Let's focus on depreciating assets that you have more control over, like a car. Did you know that the moment you drive a new car off the dealership lot, it loses a big chunk of its value? In fact, on average, new cars and trucks lose more than 20% of their value in just their first year. If you bought a sleek convertible last year for $20,000, today it's worth less than $16,000. Big ouch!

Consider the choices you have for your savings. If your beloved Aunt Zelda passes away and leaves you $50,000, maybe you'll decide to buy a car. If you buy a fancy $50,000 BMW, it will depreciate by a few thousands dollars almost as soon as you drive it off the lot. The depreciation will total about $10,000 in its first year alone. That's $10,000 up in smoke. Lost. Gone. And every year after, it will -- on average -- lose an additional 10% of value each year.

But if you bought, instead, a new Nissan for $14,000, you could still get most of the features you want, like a sunroof, alloy wheels, and lit vanity mirrors, and only lose about $3,000 in the first year. Heck, if you bought a three-year old car instead, you could spend even less money and lose even less money. So, if you bought that Nissan with Aunt Zelda's money, you'd still have a lot of it left. More than $35,000. If you invested that money and it grew at an average of 11% per year, you'd have over $99,000 in ten years. If it grew at 15%, you'd end up with over $140,000. See what a good decision it was to postpone buying your dream car? You settled for something pretty good and ended up with a growing pile of money instead of a pricey car that was shedding lots of value each year as your hairline tries to keep pace.
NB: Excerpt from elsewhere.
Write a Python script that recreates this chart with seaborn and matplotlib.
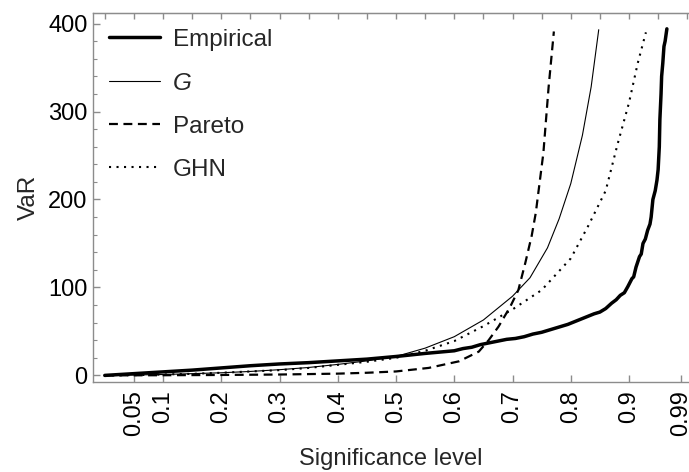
import matplotlib
matplotlib.use("Agg")
import matplotlib.pyplot as plt
import seaborn as sns
import pandas as pd
from matplotlib.ticker import FixedLocator, MultipleLocator

# ---- data ----
emp_x = [0.0, 0.05, 0.1, 0.15, 0.2, 0.25, 0.3, 0.35, 0.4, 0.45, 0.5, 0.55, 0.6, 0.615,
         0.63, 0.645, 0.66, 0.675, 0.69, 0.705, 0.72, 0.735, 0.75, 0.765, 0.78, 0.795,
         0.81, 0.825, 0.84, 0.85, 0.86, 0.87, 0.878, 0.885, 0.892, 0.898, 0.905, 0.908,
         0.912, 0.918, 0.921, 0.924, 0.928, 0.932, 0.936, 0.938, 0.941, 0.945, 0.948,
         0.950, 0.952, 0.953, 0.955, 0.956, 0.958, 0.960, 0.962, 0.965]
emp_y = [0, 2, 4, 6, 8.5, 11, 13, 14.5, 16.5, 18.5, 21.5, 25, 28, 30.5,
         32, 35, 37, 39, 41, 42, 44, 47, 49, 52, 55, 58,
         62, 66, 70, 72, 76, 82, 86, 91, 94, 101, 110, 112,
         123, 135, 138, 150, 155, 165, 172, 180, 200, 210, 222,
         234, 260, 291, 320, 340, 355, 374, 380, 394]

g_x = [0.0, 0.05, 0.1, 0.15, 0.2, 0.25, 0.3, 0.35, 0.4, 0.45, 0.5, 0.55, 0.6, 0.65,
       0.7, 0.73, 0.76, 0.78, 0.8, 0.82, 0.835, 0.848]
g_y = [0, 0.5, 1, 2, 3, 4.5, 6.5, 9, 12.5, 16.5, 21.5, 31, 44, 63,
       90, 111, 145, 178, 218, 273, 328, 393]

par_x = [0.0, 0.1, 0.2, 0.3, 0.4, 0.45, 0.5, 0.556, 0.608, 0.642, 0.659, 0.676,
         0.696, 0.71, 0.722, 0.733, 0.74, 0.753, 0.762, 0.771]
par_y = [0, 0.2, 0.5, 1, 2, 3, 4.5, 8.5, 16, 27, 40, 55.5,
         78, 97, 128, 159, 185, 253, 328, 391]

ghn_x = [0.0, 0.05, 0.1, 0.15, 0.2, 0.25, 0.3, 0.35, 0.4, 0.45, 0.5, 0.55, 0.6, 0.65,
         0.7, 0.75, 0.8, 0.83, 0.86, 0.88, 0.9, 0.915, 0.929]
ghn_y = [0, 0.3, 1, 1.8, 3, 4.5, 6, 8.5, 12, 15.5, 20, 28, 39, 56,
         75, 97, 133, 170, 210, 262, 310, 355, 390]

xtick_vals = [0.05, 0.1, 0.2, 0.3, 0.4, 0.5, 0.6, 0.7, 0.8, 0.9, 0.99]
xtick_labels = ["0.05", "0.1", "0.2", "0.3", "0.4", "0.5", "0.6", "0.7", "0.8", "0.9", "0.99"]
ytick_vals = [0, 100, 200, 300, 400]

sns.set_style("ticks")
plt.rcParams["font.family"] = ["Liberation Sans", "DejaVu Sans"]

fig = plt.figure(figsize=(6.89, 4.72), dpi=100)
ax = fig.add_axes([93 / 689, 1 - 382 / 472, (690 - 93) / 689, (382 - 13) / 472])

series = [
    ("Empirical", emp_x, emp_y, dict(lw=2.5, linestyle="-")),
    ("G", g_x, g_y, dict(lw=0.8, linestyle="-")),
    ("Pareto", par_x, par_y, dict(lw=1.6, linestyle=(0, (4, 2.5)))),
    ("GHN", ghn_x, ghn_y, dict(lw=1.5, linestyle=(0, (1, 2.6)))),
]
for name, xs, ys, st in series:
    df = pd.DataFrame({"x": xs, "y": ys})
    sns.lineplot(data=df, x="x", y="y", ax=ax, color="black", label=name,
                 sort=False, estimator=None, **st)

ax.set_xlim(-0.0202, 1.0047)
ax.set_ylim(-7.5, 412)

spine_col = "#8c8c8c"
for s in ["left", "bottom", "top"]:
    ax.spines[s].set_color(spine_col)
    ax.spines[s].set_linewidth(1.0)
ax.spines["right"].set_visible(False)

ax.xaxis.set_major_locator(FixedLocator(xtick_vals))
ax.set_xticklabels(xtick_labels, rotation=90, va="top", ha="center")
ax.yaxis.set_major_locator(FixedLocator(ytick_vals))
ax.yaxis.set_minor_locator(MultipleLocator(20))

ax.tick_params(axis="both", which="major", direction="in", length=5, width=1.0,
               color=spine_col, labelsize=17, labelcolor="black")
ax.tick_params(axis="y", which="minor", direction="in", length=3, width=0.8, color=spine_col)
ax.tick_params(axis="x", which="major", pad=6)
ax.tick_params(axis="y", which="major", pad=4)

# top frame ticks
sec = ax.secondary_xaxis("top")
sec.set_xticks([i * 0.05 for i in range(0, 21)])
sec.set_xticklabels([])
sec.tick_params(direction="in", length=4, width=1.0, color=spine_col)
sec.spines["top"].set_color(spine_col)

ax.set_xlabel("")
fig.text((93 + 689) / 2 / 689, 1 - 465 / 472, "Significance level", fontsize=17,
         ha="center", va="baseline")
ax.set_ylabel("VaR", fontsize=17.5, labelpad=6)

leg = ax.legend(loc="upper left", frameon=False, fontsize=17.5, handlelength=2.1,
                handletextpad=0.55, labelspacing=0.86, borderaxespad=0.25,
                bbox_to_anchor=(0.0, 1.0))
leg.get_texts()[1].set_fontstyle("italic")

fig.savefig("out.png", dpi=100)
Our suggestion is that you identify all the stuff you're going to buy that will lose its value over time -- cars, bicycles, stereo equipment, and Spice Girls paraphernalia. Then plan to spend as little money as possible on them. Put off buying expensive depreciating assets like the fancy octa-phonic stereo system. Today, you'll want to be keeping your debt down, saving as much money as possible and investing it.